The Library of Congress list of presidents agrees with me: after Ford, no middle initials (they could have left his off as well).
Next Week: Middle Names 3/UPI and AP
This and That
May 26, 2024
Fix Social Security
My long-ago AP desk editor, Rich Buck, wrote a Seattle Times op-ed on the painfully obvious solution to making social security solvent. Thanks Rich, for saying what we all should have been thinking... except maybe for the folks in the c-suite, who aren't pulling their weight... again.
Muse Redux
I had completely forgotten my first missive to my muse, four years ago. I was just reminded of it by an admiring friend. She didn’t interrupt my sleep back in the day.
…
That was a mistake anyone could make
Optional add on: Making mistakes just shows you’re perfectly good at being human.](I’m trying to stop beating myself up when in error)
…
Prediction is very difficult
especially about the future.
“We’ll never have anything like a Star Trek Communicator,” said the MIT prof in 1971. I wonder if he thinks about it when asking Siri to call someone. Or, never say never.
End of May 27 Column (No. 931)
May 26, 2024
Start of May 20 Column. More or Less Continuous News Service since 1998
May 19, 2024
Humor: LinkedIn Dad Jokes
May 19, 2024
LinkedIn, of course, is just crowd-sourced content. It claims a billion members (most of whom don’t speak English). So, it is like the infinite monkeys at typewriters that will theoretically produce the works of Shakespeare (not). In this case, it produced some pretty good dad jokes.
* Engineers have made a car that can run on mint. Hopefully, they can make buses and trains run on thyme.
* It’s called gross pay because it’s disgusting to see how much money you would have made before taxes. (I know... should this be a trigger warning? LOL)
* An SEO expert walks into a bar, bars, pub, tavern, public house, Irish pub, drinks, beer, alcohol place, drinking spot, place for beer, beer now.
* Which day do potatoes fear the most? Fryday.
* Why did the Apple Watch lose the fight to the grandfather clock?

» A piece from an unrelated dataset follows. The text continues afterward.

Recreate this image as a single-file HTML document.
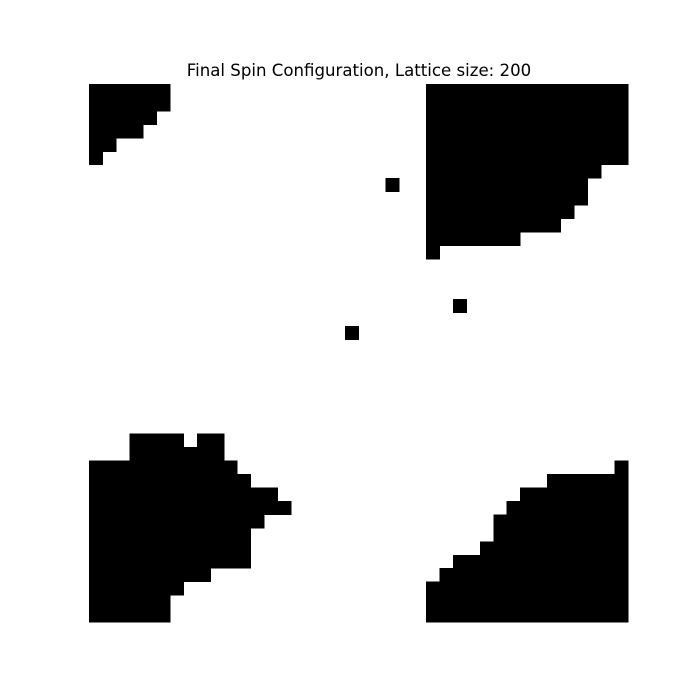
<!DOCTYPE html>
<html>
<head>
<meta charset="utf-8">
<style>
  html,body{margin:0;padding:0;background:#fff;}
  body{width:700px;height:700px;overflow:hidden;}
  svg{display:block;}
</style>
</head>
<body>
<svg id="chart" width="700" height="700" viewBox="0 0 700 700">
  <rect x="0" y="0" width="700" height="700" fill="#ffffff"></rect>
  <text x="359" y="76" text-anchor="middle" font-family="'DejaVu Sans','Liberation Sans',sans-serif" font-size="16.6" fill="#000">Final Spin Configuration, Lattice size: 200</text>
  <g id="lattice" shape-rendering="crispEdges"></g>
</svg>
<script>
// Coarse 40x40 view of the 200x200 lattice: each entry = [row, firstCol, lastCol] of spin-down (black) cells
const gridSize = 40;
const blackRuns = [
  [0,0,5],[1,0,5],[2,0,4],[3,0,3],[4,0,1],[5,0,0],
  [0,25,39],[1,25,39],[2,25,39],[3,25,39],[4,25,39],[5,25,39],
  [6,25,37],[7,25,36],[8,25,36],[9,25,35],[10,25,34],[11,25,31],
  [12,25,25],[16,27,27],[18,19,19],[7,22,22],
  [26,3,6],[26,8,9],[27,3,9],[28,0,10],[29,0,11],[30,0,13],[31,0,14],[32,0,12],
  [33,0,11],[34,0,11],[35,0,11],[36,0,8],[37,0,6],[38,0,5],[39,0,5],
  [28,39,39],[29,34,39],[30,32,39],[31,31,39],[32,30,39],[33,30,39],
  [34,29,39],[35,27,39],[36,26,39],[37,25,39],[38,25,39],[39,25,39]
];

const plotLeft = 89, plotTop = 84, plotW = 539, plotH = 538;
function xScale(col){ return plotLeft + col * plotW / gridSize; }
function yScale(row){ return plotTop + row * plotH / gridSize; }

const g = document.getElementById('lattice');
const NS = 'http://www.w3.org/2000/svg';
blackRuns.forEach(function(run){
  const r = run[0], c0 = run[1], c1 = run[2];
  const x0 = xScale(c0), x1 = xScale(c1 + 1);
  const y0 = yScale(r), y1 = yScale(r + 1);
  const rect = document.createElementNS(NS, 'rect');
  rect.setAttribute('x', x0.toFixed(2));
  rect.setAttribute('y', y0.toFixed(2));
  rect.setAttribute('width', (x1 - x0 + 0.5).toFixed(2));
  rect.setAttribute('height', (y1 - y0 + 0.5).toFixed(2));
  rect.setAttribute('fill', '#000');
  
  
  g.appendChild(rect);
});
</script>
</body>
</html>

The clock had hands.
In particular, my former colleague Ian Gertler succeeded in making a joke I’ve been after for years, as I’ve frequently mocked Arnold’s pronunciation of his biggest catch phrase. A little shaggy, but worth the effort:
Sylvester Stallone said he wants to make a movie about classical music. He says, "I will be Beethoven."
Jean-Claude Van Damme says, "Okay, l'll be Mozart."
Arnold Schwarzenegger says, "I'll be Bach."